>> START Collected material
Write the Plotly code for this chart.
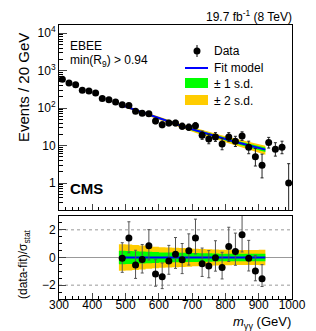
import numpy as np
import plotly.graph_objects as go

# ---------------- data ----------------
mass = list(range(310, 1000, 20))          # bin centres (GeV), 20 GeV bins
events = [590, 470, 420, 300, 286, 252, 180, 168, 146, 124,
          118, 83, 73, 71, 45, 36, 40, 40, 33, 31,
          34, 19, 15, 17, 11, 17, 13, 18, 9, 5,
          3, 12, 8, 9, 1]

fit_mass = list(range(480, 921, 20))       # fit curve sampled at bin edges
fit_vals = [127, 110, 96, 83, 71.5, 61.5, 53, 46, 40, 35.2, 31, 27.2,
            24, 21.2, 18.9, 16.8, 14.9, 13.3, 11.9, 10.7, 9.6, 8.6, 7.8]
fit_rel1 = [0.035, 0.037, 0.039, 0.041, 0.044, 0.047, 0.05, 0.054, 0.058, 0.062, 0.066, 0.07,
            0.074, 0.078, 0.082, 0.087, 0.092, 0.098, 0.105, 0.112, 0.12, 0.128, 0.136]
fit_rel2 = [0.07, 0.074, 0.078, 0.082, 0.088, 0.094, 0.10, 0.108, 0.116, 0.124, 0.132, 0.14,
            0.148, 0.156, 0.164, 0.174, 0.184, 0.196, 0.21, 0.224, 0.24, 0.256, 0.272]

pull_mass = list(range(490, 911, 20))
pulls = [-0.05, 1.41, -0.55, -0.15, 0.85, -1.19, -1.40, -0.25, 0.24, -0.17, 0.48,
         1.41, -0.46, -0.61, -0.02, -0.73, 0.80, 0.44, 1.65, -0.05, -0.97, -1.53]
sd1_pull = [0.48, 0.47, 0.45, 0.43, 0.41, 0.39, 0.37, 0.36, 0.35, 0.34, 0.33,
            0.32, 0.31, 0.30, 0.29, 0.28, 0.28, 0.27, 0.27, 0.27, 0.27, 0.28]
sd2_pull = [0.96, 0.94, 0.90, 0.86, 0.82, 0.78, 0.74, 0.72, 0.70, 0.68, 0.66,
            0.64, 0.62, 0.60, 0.58, 0.56, 0.56, 0.54, 0.54, 0.54, 0.55, 0.56]

ytick_vals = [1, 10, 100, 1000, 10000]
ytick_text = ["1", "10", "10<sup>2</sup>", "10<sup>3</sup>", "10<sup>4</sup>"]

# ---------------- derived quantities ----------------
N = np.array(events, dtype=float)
up = (N + 1) * (1 - 1 / (9 * (N + 1)) + 1 / (3 * np.sqrt(N + 1))) ** 3 - N
lo = N - N * (1 - 1 / (9 * N) - 1 / (3 * np.sqrt(N))) ** 3

fv = np.array(fit_vals)
fit_c = np.sqrt(fv[:-1] * fv[1:])
idx = [mass.index(m) for m in pull_mass]
pu = up[idx] / np.sqrt(fit_c)
pl = lo[idx] / np.sqrt(fit_c)

r1 = np.array(fit_rel1)
r2 = np.array(fit_rel2)
s1 = list(sd1_pull) + [sd1_pull[-1]]
s2 = list(sd2_pull) + [sd2_pull[-1]]

FONT = "Liberation Sans, Arial, sans-serif"
W, H = 316, 331
L, R, T, B = 51, 32, 17, 40
PW, PH = W - L - R, H - T - B


def px(xp):
    return (xp - L) / PW


def py(yp):
    return (H - B - yp) / PH


fig = go.Figure()

# top panel: bands and fit
fig.add_trace(go.Scatter(x=fit_mass, y=fv * (1 - r2), mode="lines", line=dict(width=0),
                         xaxis="x", yaxis="y", showlegend=False, hoverinfo="skip"))
fig.add_trace(go.Scatter(x=fit_mass, y=fv * (1 + r2), mode="lines", line=dict(width=0),
                         fill="tonexty", fillcolor="#ffcc00", xaxis="x", yaxis="y",
                         showlegend=False, hoverinfo="skip"))
fig.add_trace(go.Scatter(x=fit_mass, y=fv * (1 - r1), mode="lines", line=dict(width=0),
                         xaxis="x", yaxis="y", showlegend=False, hoverinfo="skip"))
fig.add_trace(go.Scatter(x=fit_mass, y=fv * (1 + r1), mode="lines", line=dict(width=0),
                         fill="tonexty", fillcolor="#00ff00", xaxis="x", yaxis="y",
                         showlegend=False, hoverinfo="skip"))
fig.add_trace(go.Scatter(x=fit_mass, y=fv, mode="lines", line=dict(color="#0000ff", width=2),
                         xaxis="x", yaxis="y", showlegend=False))
# data
fig.add_trace(go.Scatter(x=mass, y=events, mode="markers",
                         marker=dict(color="black", size=7),
                         error_y=dict(type="data", symmetric=False, array=up, arrayminus=lo,
                                      color="#222222", thickness=1, width=1.5),
                         xaxis="x", yaxis="y", showlegend=False))

# bottom panel bands
fig.add_trace(go.Scatter(x=fit_mass, y=[-v for v in s2], mode="lines", line=dict(width=0, shape="hv"),
                         xaxis="x2", yaxis="y2", showlegend=False, hoverinfo="skip"))
fig.add_trace(go.Scatter(x=fit_mass, y=s2, mode="lines", line=dict(width=0, shape="hv"),
                         fill="tonexty", fillcolor="#ffcc00", xaxis="x2", yaxis="y2",
                         showlegend=False, hoverinfo="skip"))
fig.add_trace(go.Scatter(x=fit_mass, y=[-v for v in s1], mode="lines", line=dict(width=0, shape="hv"),
                         xaxis="x2", yaxis="y2", showlegend=False, hoverinfo="skip"))
fig.add_trace(go.Scatter(x=fit_mass, y=s1, mode="lines", line=dict(width=0, shape="hv"),
                         fill="tonexty", fillcolor="#00ff00", xaxis="x2", yaxis="y2",
                         showlegend=False, hoverinfo="skip"))
fig.add_trace(go.Scatter(x=[fit_mass[0], fit_mass[-1]], y=[0, 0], mode="lines",
                         line=dict(color="#0000ff", width=2),
                         xaxis="x2", yaxis="y2", showlegend=False))
fig.add_trace(go.Scatter(x=pull_mass, y=pulls, mode="markers",
                         marker=dict(color="black", size=7),
                         error_y=dict(type="data", symmetric=False, array=pu, arrayminus=pl,
                                      color="#555555", thickness=1, width=1.5),
                         xaxis="x2", yaxis="y2", showlegend=False))

minor_log = [k * 10.0 ** d for d in range(-1, 5) for k in range(2, 10)]
minor_log = [v for v in minor_log if 0.19 <= v <= 16000]

top_dom = [py(202), 1.0]
bot_dom = [0.0, py(208)]

axis_common = dict(showline=True, linecolor="black", linewidth=1, mirror=True,
                   showgrid=False, zeroline=False, ticks="inside",
                   tickfont=dict(family=FONT, size=12, color="black"))

fig.update_layout(
    width=W, height=H, margin=dict(l=L, r=R, t=T, b=B),
    paper_bgcolor="white", plot_bgcolor="white",
    font=dict(family=FONT, color="black"),
    xaxis=dict(**axis_common, domain=[0, 1], anchor="y", range=[300, 1000],
               dtick=100, ticklen=6, showticklabels=False,
               minor=dict(ticks="inside", dtick=20, ticklen=3, tickcolor="black")),
    yaxis=dict(**axis_common, domain=top_dom, anchor="x", type="log", range=[-0.72, 4.22],
               tickmode="array", tickvals=ytick_vals, ticktext=ytick_text, ticklen=8,
               minor=dict(ticks="inside", tickmode="array", tickvals=minor_log, ticklen=4,
                          tickcolor="black")),
    xaxis2=dict(**axis_common, domain=[0, 1], anchor="y2", range=[300, 1000],
                dtick=100, ticklen=6, ticklabelstandoff=-5,
                minor=dict(ticks="inside", dtick=20, ticklen=3, tickcolor="black")),
    yaxis2=dict(**axis_common, domain=bot_dom, anchor="x2", range=[-3, 3],
                tickmode="array", tickvals=[-2, 0, 2], ticktext=["\u22122", "0", "2"], ticklen=7,
                minor=dict(ticks="inside", dtick=0.5, ticklen=3, tickcolor="black")),
)

# reference lines in ratio panel
for yv, dash in [(2, "dot"), (-2, "dot"), (0, "solid")]:
    fig.add_shape(type="line", xref="x2 domain", yref="y2", x0=0, x1=1, y0=yv, y1=yv,
                  line=dict(color="#999999", width=1, dash=dash), layer="below")

# legend (drawn by hand)
fig.add_shape(type="line", xref="paper", yref="paper", x0=px(189), x1=px(189),
              y0=py(37), y1=py(49), line=dict(color="black", width=1))
fig.add_shape(type="circle", xref="paper", yref="paper", x0=px(185.5), x1=px(192.5),
              y0=py(46.5), y1=py(39.5), fillcolor="black", line=dict(color="black", width=0))
fig.add_shape(type="line", xref="paper", yref="paper", x0=px(177), x1=px(200),
              y0=py(60), y1=py(60), line=dict(color="#0000ff", width=2))
fig.add_shape(type="rect", xref="paper", yref="paper", x0=px(177), x1=px(200),
              y0=py(80), y1=py(70), fillcolor="#00ff00", line=dict(width=0))
fig.add_shape(type="rect", xref="paper", yref="paper", x0=px(177), x1=px(200),
              y0=py(97), y1=py(87), fillcolor="#ffcc00", line=dict(width=0))


def txt(s, x, y, size=12, xanchor="left", yanchor="middle", angle=0):
    fig.add_annotation(text=s, x=px(x), y=py(y), xref="paper", yref="paper",
                       xanchor=xanchor, yanchor=yanchor, showarrow=False, textangle=angle,
                       font=dict(family=FONT, size=size, color="black"))


txt("Data", 204, 43)
txt("Fit model", 204, 60)
txt("\u00b1 1 s.d.", 204, 76)
txt("\u00b1 2 s.d.", 204, 93)

txt("EBEE", 60, 38)
txt("min(R<sub>9</sub>) > 0.94", 60, 53)
txt("<b>CMS</b>", 60, 180, size=15)
txt("19.7 fb<sup>-1</sup> (8 TeV)", 286, 8, xanchor="right")
txt("Events / 20 GeV", 15, 80, size=15, xanchor="center", angle=-90)
txt("(data-fit)/\u03c3<sub>stat</sub>", 16, 256, size=12, xanchor="center", angle=-90)
txt("<i>m</i><sub>\u03b3\u03b3</sub> (GeV)", 285, 315, size=13, xanchor="right")

fig.write_html("out.html")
>> END Collected material
Please restate the material above line by line, exactly, beginning at its first line and ending with the line that contains "3, 12, 8, 9, 1]", without any pictures.

Write the Plotly code for this chart.
import numpy as np
import plotly.graph_objects as go

# ---------------- data ----------------
mass = list(range(310, 1000, 20))          # bin centres (GeV), 20 GeV bins
events = [590, 470, 420, 300, 286, 252, 180, 168, 146, 124,
          118, 83, 73, 71, 45, 36, 40, 40, 33, 31,
          34, 19, 15, 17, 11, 17, 13, 18, 9, 5,
          3, 12, 8, 9, 1]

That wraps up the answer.